### Provided data
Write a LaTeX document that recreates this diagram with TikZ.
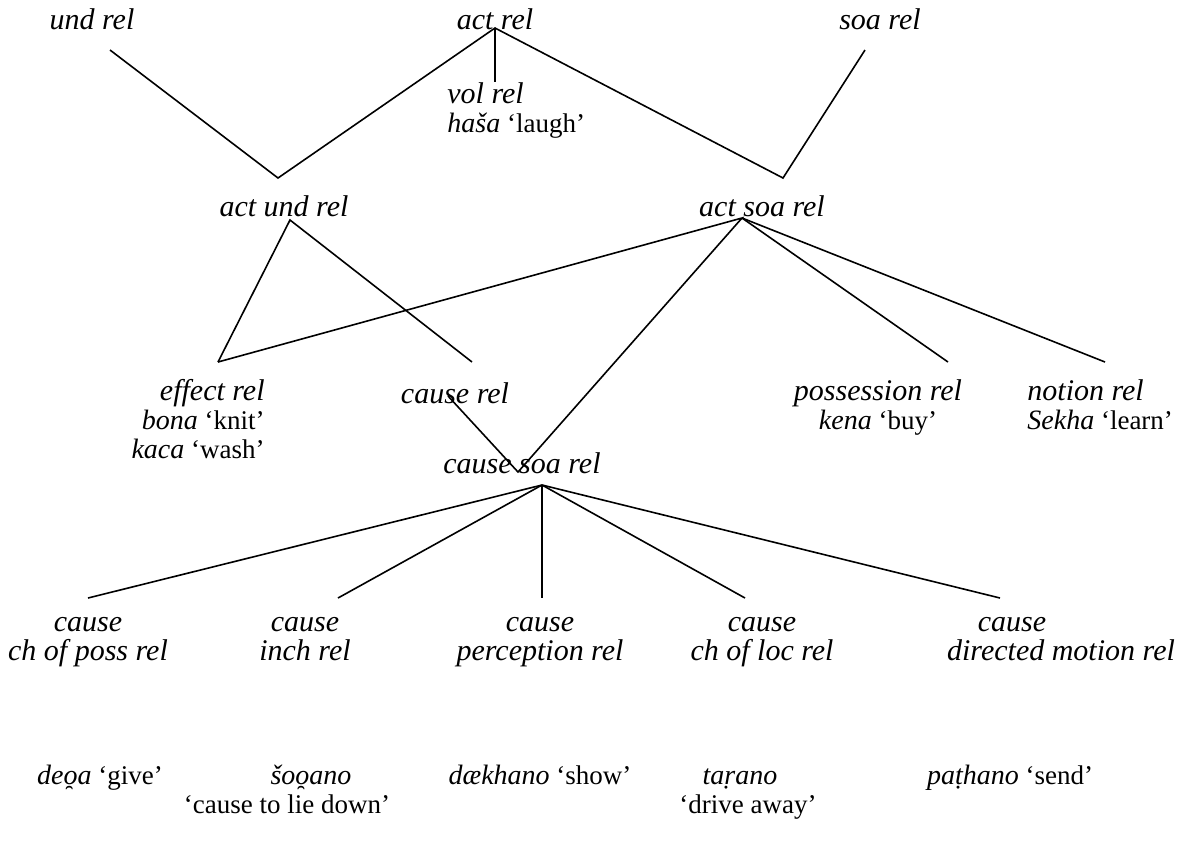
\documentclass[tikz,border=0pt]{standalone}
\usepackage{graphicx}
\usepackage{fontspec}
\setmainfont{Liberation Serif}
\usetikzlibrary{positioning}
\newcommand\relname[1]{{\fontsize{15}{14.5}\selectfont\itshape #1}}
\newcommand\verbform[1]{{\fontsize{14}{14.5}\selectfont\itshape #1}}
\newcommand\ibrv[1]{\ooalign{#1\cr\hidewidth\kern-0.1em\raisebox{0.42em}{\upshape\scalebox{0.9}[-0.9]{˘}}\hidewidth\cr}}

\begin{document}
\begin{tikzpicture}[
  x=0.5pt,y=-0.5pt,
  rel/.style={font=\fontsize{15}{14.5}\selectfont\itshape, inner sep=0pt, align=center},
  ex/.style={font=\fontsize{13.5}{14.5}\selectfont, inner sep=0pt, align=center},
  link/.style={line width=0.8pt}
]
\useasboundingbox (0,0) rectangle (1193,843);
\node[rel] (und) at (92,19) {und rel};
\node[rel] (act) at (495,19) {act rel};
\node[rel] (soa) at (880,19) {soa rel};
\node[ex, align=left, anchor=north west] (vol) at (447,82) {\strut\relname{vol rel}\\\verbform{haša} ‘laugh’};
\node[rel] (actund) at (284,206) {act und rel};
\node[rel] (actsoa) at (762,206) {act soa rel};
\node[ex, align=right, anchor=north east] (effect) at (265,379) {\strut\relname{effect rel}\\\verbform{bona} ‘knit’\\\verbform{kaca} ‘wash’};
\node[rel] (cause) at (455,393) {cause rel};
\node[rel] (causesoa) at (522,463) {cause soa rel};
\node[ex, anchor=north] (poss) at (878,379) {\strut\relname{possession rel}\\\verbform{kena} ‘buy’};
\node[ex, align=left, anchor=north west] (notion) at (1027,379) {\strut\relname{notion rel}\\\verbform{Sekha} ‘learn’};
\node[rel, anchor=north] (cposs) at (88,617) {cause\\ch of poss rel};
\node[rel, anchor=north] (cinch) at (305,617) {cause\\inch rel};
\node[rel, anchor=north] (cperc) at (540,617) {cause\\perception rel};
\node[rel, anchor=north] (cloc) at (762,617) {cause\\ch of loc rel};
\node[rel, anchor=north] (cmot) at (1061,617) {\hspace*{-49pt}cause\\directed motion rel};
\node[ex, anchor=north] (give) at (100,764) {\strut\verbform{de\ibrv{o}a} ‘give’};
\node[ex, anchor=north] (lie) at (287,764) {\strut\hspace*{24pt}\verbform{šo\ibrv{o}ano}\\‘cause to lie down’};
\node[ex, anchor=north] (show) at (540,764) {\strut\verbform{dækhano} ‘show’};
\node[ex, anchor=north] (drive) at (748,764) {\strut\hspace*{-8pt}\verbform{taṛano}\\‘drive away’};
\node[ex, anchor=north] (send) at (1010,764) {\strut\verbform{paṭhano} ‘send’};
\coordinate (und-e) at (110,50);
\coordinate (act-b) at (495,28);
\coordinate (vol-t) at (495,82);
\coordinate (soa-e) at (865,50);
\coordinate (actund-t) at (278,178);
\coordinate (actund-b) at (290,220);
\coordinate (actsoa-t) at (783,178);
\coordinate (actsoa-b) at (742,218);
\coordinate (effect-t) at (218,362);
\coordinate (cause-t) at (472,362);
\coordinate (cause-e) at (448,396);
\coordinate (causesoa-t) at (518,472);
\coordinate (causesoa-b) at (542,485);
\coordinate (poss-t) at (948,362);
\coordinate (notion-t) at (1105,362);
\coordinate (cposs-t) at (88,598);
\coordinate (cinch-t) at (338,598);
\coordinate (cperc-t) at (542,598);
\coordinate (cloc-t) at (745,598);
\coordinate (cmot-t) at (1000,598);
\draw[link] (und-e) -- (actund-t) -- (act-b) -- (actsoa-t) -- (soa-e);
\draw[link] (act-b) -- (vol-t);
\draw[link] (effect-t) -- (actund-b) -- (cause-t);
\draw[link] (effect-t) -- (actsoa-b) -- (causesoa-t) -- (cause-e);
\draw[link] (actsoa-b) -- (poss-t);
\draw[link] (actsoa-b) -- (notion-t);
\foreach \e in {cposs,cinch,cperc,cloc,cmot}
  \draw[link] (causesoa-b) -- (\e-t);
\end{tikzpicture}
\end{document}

### Stated task
Copy out the listing exactly as it stands, but not the pictures.

### Correct result
Write a LaTeX document that recreates this diagram with TikZ.
\documentclass[tikz,border=0pt]{standalone}
\usepackage{graphicx}
\usepackage{fontspec}
\setmainfont{Liberation Serif}
\usetikzlibrary{positioning}
\newcommand\relname[1]{{\fontsize{15}{14.5}\selectfont\itshape #1}}
\newcommand\verbform[1]{{\fontsize{14}{14.5}\selectfont\itshape #1}}
\newcommand\ibrv[1]{\ooalign{#1\cr\hidewidth\kern-0.1em\raisebox{0.42em}{\upshape\scalebox{0.9}[-0.9]{˘}}\hidewidth\cr}}

\begin{document}
\begin{tikzpicture}[
  x=0.5pt,y=-0.5pt,
  rel/.style={font=\fontsize{15}{14.5}\selectfont\itshape, inner sep=0pt, align=center},
  ex/.style={font=\fontsize{13.5}{14.5}\selectfont, inner sep=0pt, align=center},
  link/.style={line width=0.8pt}
]
\useasboundingbox (0,0) rectangle (1193,843);
\node[rel] (und) at (92,19) {und rel};
\node[rel] (act) at (495,19) {act rel};
\node[rel] (soa) at (880,19) {soa rel};
\node[ex, align=left, anchor=north west] (vol) at (447,82) {\strut\relname{vol rel}\\\verbform{haša} ‘laugh’};
\node[rel] (actund) at (284,206) {act und rel};
\node[rel] (actsoa) at (762,206) {act soa rel};
\node[ex, align=right, anchor=north east] (effect) at (265,379) {\strut\relname{effect rel}\\\verbform{bona} ‘knit’\\\verbform{kaca} ‘wash’};
\node[rel] (cause) at (455,393) {cause rel};
\node[rel] (causesoa) at (522,463) {cause soa rel};
\node[ex, anchor=north] (poss) at (878,379) {\strut\relname{possession rel}\\\verbform{kena} ‘buy’};
\node[ex, align=left, anchor=north west] (notion) at (1027,379) {\strut\relname{notion rel}\\\verbform{Sekha} ‘learn’};
\node[rel, anchor=north] (cposs) at (88,617) {cause\\ch of poss rel};
\node[rel, anchor=north] (cinch) at (305,617) {cause\\inch rel};
\node[rel, anchor=north] (cperc) at (540,617) {cause\\perception rel};
\node[rel, anchor=north] (cloc) at (762,617) {cause\\ch of loc rel};
\node[rel, anchor=north] (cmot) at (1061,617) {\hspace*{-49pt}cause\\directed motion rel};
\node[ex, anchor=north] (give) at (100,764) {\strut\verbform{de\ibrv{o}a} ‘give’};
\node[ex, anchor=north] (lie) at (287,764) {\strut\hspace*{24pt}\verbform{šo\ibrv{o}ano}\\‘cause to lie down’};
\node[ex, anchor=north] (show) at (540,764) {\strut\verbform{dækhano} ‘show’};
\node[ex, anchor=north] (drive) at (748,764) {\strut\hspace*{-8pt}\verbform{taṛano}\\‘drive away’};
\node[ex, anchor=north] (send) at (1010,764) {\strut\verbform{paṭhano} ‘send’};
\coordinate (und-e) at (110,50);
\coordinate (act-b) at (495,28);
\coordinate (vol-t) at (495,82);
\coordinate (soa-e) at (865,50);
\coordinate (actund-t) at (278,178);
\coordinate (actund-b) at (290,220);
\coordinate (actsoa-t) at (783,178);
\coordinate (actsoa-b) at (742,218);
\coordinate (effect-t) at (218,362);
\coordinate (cause-t) at (472,362);
\coordinate (cause-e) at (448,396);
\coordinate (causesoa-t) at (518,472);
\coordinate (causesoa-b) at (542,485);
\coordinate (poss-t) at (948,362);
\coordinate (notion-t) at (1105,362);
\coordinate (cposs-t) at (88,598);
\coordinate (cinch-t) at (338,598);
\coordinate (cperc-t) at (542,598);
\coordinate (cloc-t) at (745,598);
\coordinate (cmot-t) at (1000,598);
\draw[link] (und-e) -- (actund-t) -- (act-b) -- (actsoa-t) -- (soa-e);
\draw[link] (act-b) -- (vol-t);
\draw[link] (effect-t) -- (actund-b) -- (cause-t);
\draw[link] (effect-t) -- (actsoa-b) -- (causesoa-t) -- (cause-e);
\draw[link] (actsoa-b) -- (poss-t);
\draw[link] (actsoa-b) -- (notion-t);
\foreach \e in {cposs,cinch,cperc,cloc,cmot}
  \draw[link] (causesoa-b) -- (\e-t);
\end{tikzpicture}
\end{document}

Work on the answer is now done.